## Record list
# # #

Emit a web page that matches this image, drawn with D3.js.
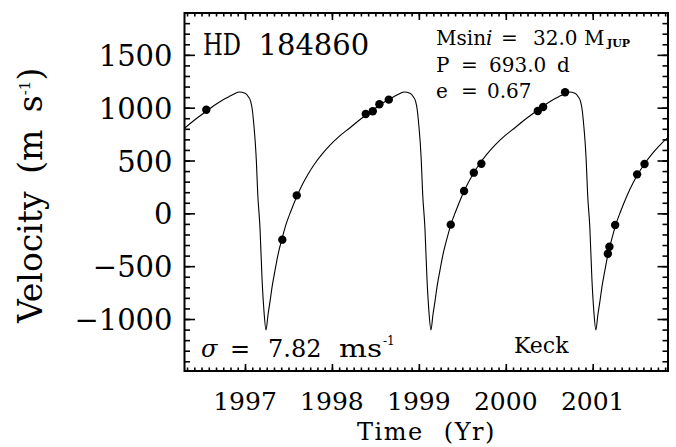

# # #

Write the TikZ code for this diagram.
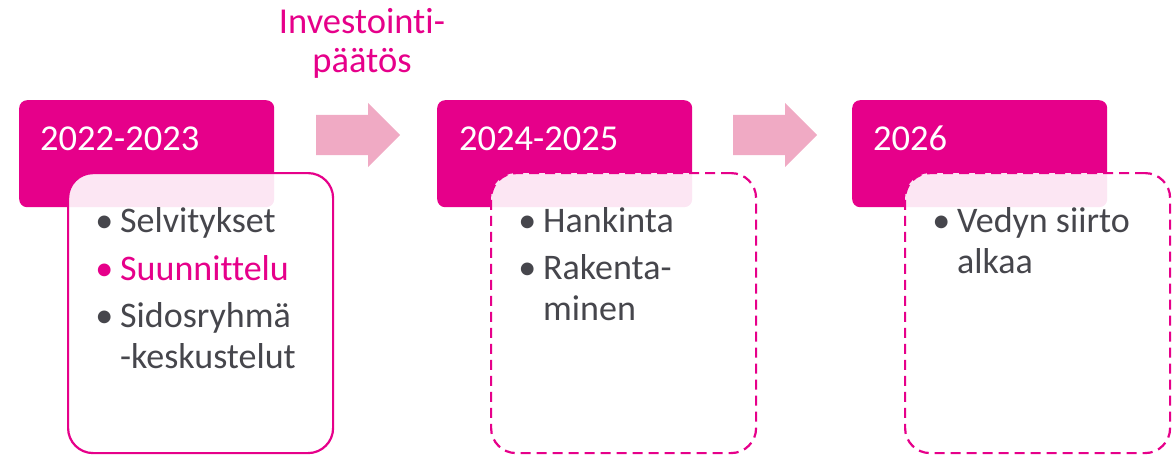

# # #

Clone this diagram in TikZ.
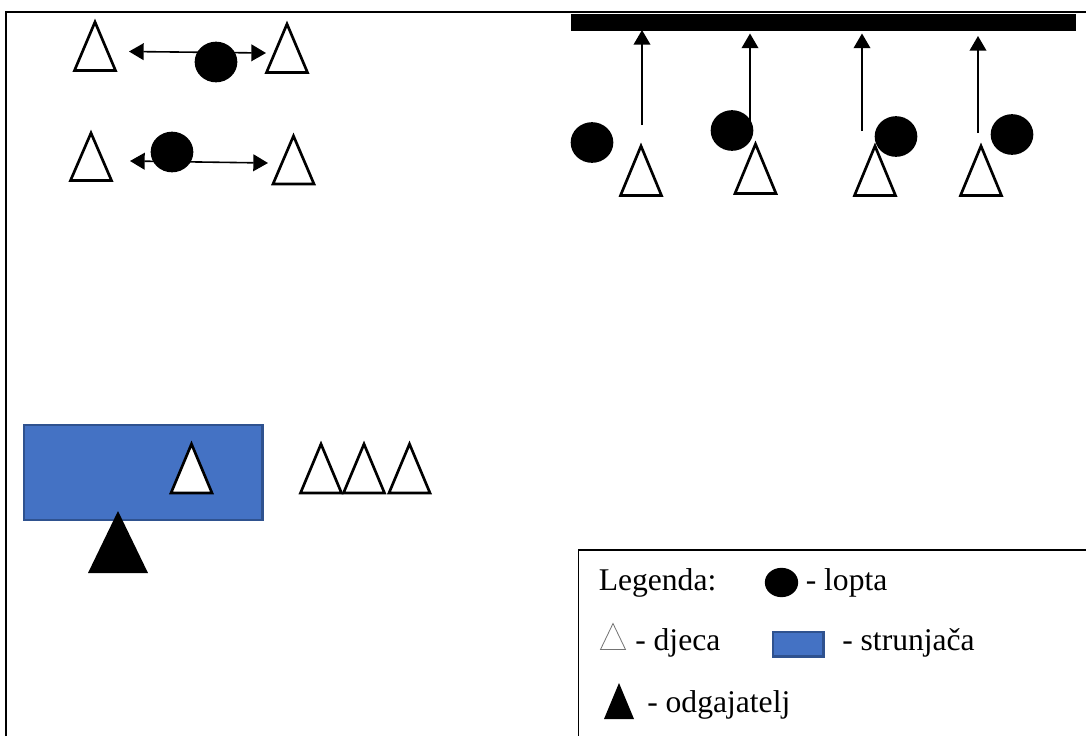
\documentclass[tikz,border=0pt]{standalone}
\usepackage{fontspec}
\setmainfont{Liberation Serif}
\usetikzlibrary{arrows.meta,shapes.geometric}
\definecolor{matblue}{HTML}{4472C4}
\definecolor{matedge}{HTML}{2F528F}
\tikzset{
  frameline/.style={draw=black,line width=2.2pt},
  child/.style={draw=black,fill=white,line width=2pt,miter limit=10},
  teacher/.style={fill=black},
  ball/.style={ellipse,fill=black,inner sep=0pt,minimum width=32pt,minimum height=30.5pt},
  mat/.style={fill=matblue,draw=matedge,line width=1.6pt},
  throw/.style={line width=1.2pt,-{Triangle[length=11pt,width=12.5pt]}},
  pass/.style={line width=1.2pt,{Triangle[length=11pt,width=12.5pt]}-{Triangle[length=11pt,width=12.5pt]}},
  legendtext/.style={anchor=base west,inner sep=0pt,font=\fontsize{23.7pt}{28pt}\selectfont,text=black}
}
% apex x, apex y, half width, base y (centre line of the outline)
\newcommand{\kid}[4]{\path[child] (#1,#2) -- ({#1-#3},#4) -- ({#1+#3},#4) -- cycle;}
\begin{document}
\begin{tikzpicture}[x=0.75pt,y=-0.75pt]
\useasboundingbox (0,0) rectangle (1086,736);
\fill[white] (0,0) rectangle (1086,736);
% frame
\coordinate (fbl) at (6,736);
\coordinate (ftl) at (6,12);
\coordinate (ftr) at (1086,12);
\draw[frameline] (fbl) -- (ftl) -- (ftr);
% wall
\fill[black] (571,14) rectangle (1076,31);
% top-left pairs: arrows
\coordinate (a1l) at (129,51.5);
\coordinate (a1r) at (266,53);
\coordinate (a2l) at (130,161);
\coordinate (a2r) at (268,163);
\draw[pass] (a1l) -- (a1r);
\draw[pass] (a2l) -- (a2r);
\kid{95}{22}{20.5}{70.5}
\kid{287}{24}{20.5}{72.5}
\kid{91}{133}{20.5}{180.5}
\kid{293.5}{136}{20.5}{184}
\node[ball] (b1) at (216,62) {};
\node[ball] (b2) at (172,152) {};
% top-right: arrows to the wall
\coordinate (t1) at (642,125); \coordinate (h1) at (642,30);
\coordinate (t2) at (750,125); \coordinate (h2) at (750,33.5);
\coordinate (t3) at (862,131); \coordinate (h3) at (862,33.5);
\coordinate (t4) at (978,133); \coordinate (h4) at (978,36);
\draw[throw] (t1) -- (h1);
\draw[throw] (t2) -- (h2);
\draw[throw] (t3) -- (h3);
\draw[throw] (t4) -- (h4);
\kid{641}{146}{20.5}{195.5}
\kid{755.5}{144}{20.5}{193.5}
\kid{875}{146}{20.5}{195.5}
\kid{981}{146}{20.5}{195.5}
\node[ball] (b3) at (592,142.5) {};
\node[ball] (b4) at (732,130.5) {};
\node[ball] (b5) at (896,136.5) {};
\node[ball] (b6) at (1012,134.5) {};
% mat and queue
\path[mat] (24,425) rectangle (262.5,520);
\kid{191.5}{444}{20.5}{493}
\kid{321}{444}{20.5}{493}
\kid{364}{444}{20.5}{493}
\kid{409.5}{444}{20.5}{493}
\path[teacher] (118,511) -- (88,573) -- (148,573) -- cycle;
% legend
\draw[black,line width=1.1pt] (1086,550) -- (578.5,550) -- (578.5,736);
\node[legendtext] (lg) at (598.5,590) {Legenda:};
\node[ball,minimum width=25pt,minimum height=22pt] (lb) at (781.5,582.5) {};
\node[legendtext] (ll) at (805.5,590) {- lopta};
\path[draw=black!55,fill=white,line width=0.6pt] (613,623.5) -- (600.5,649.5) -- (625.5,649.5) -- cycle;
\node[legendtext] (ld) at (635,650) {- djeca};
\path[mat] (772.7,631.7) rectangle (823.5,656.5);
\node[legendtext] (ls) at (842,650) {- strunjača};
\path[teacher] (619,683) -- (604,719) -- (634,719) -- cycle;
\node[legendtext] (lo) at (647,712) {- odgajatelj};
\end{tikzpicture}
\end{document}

# # #

Look through the material above. Copy each line where the word "this" appears.

Emit a web page that matches this image, drawn with D3.js.
Write the TikZ code for this diagram.
Clone this diagram in TikZ.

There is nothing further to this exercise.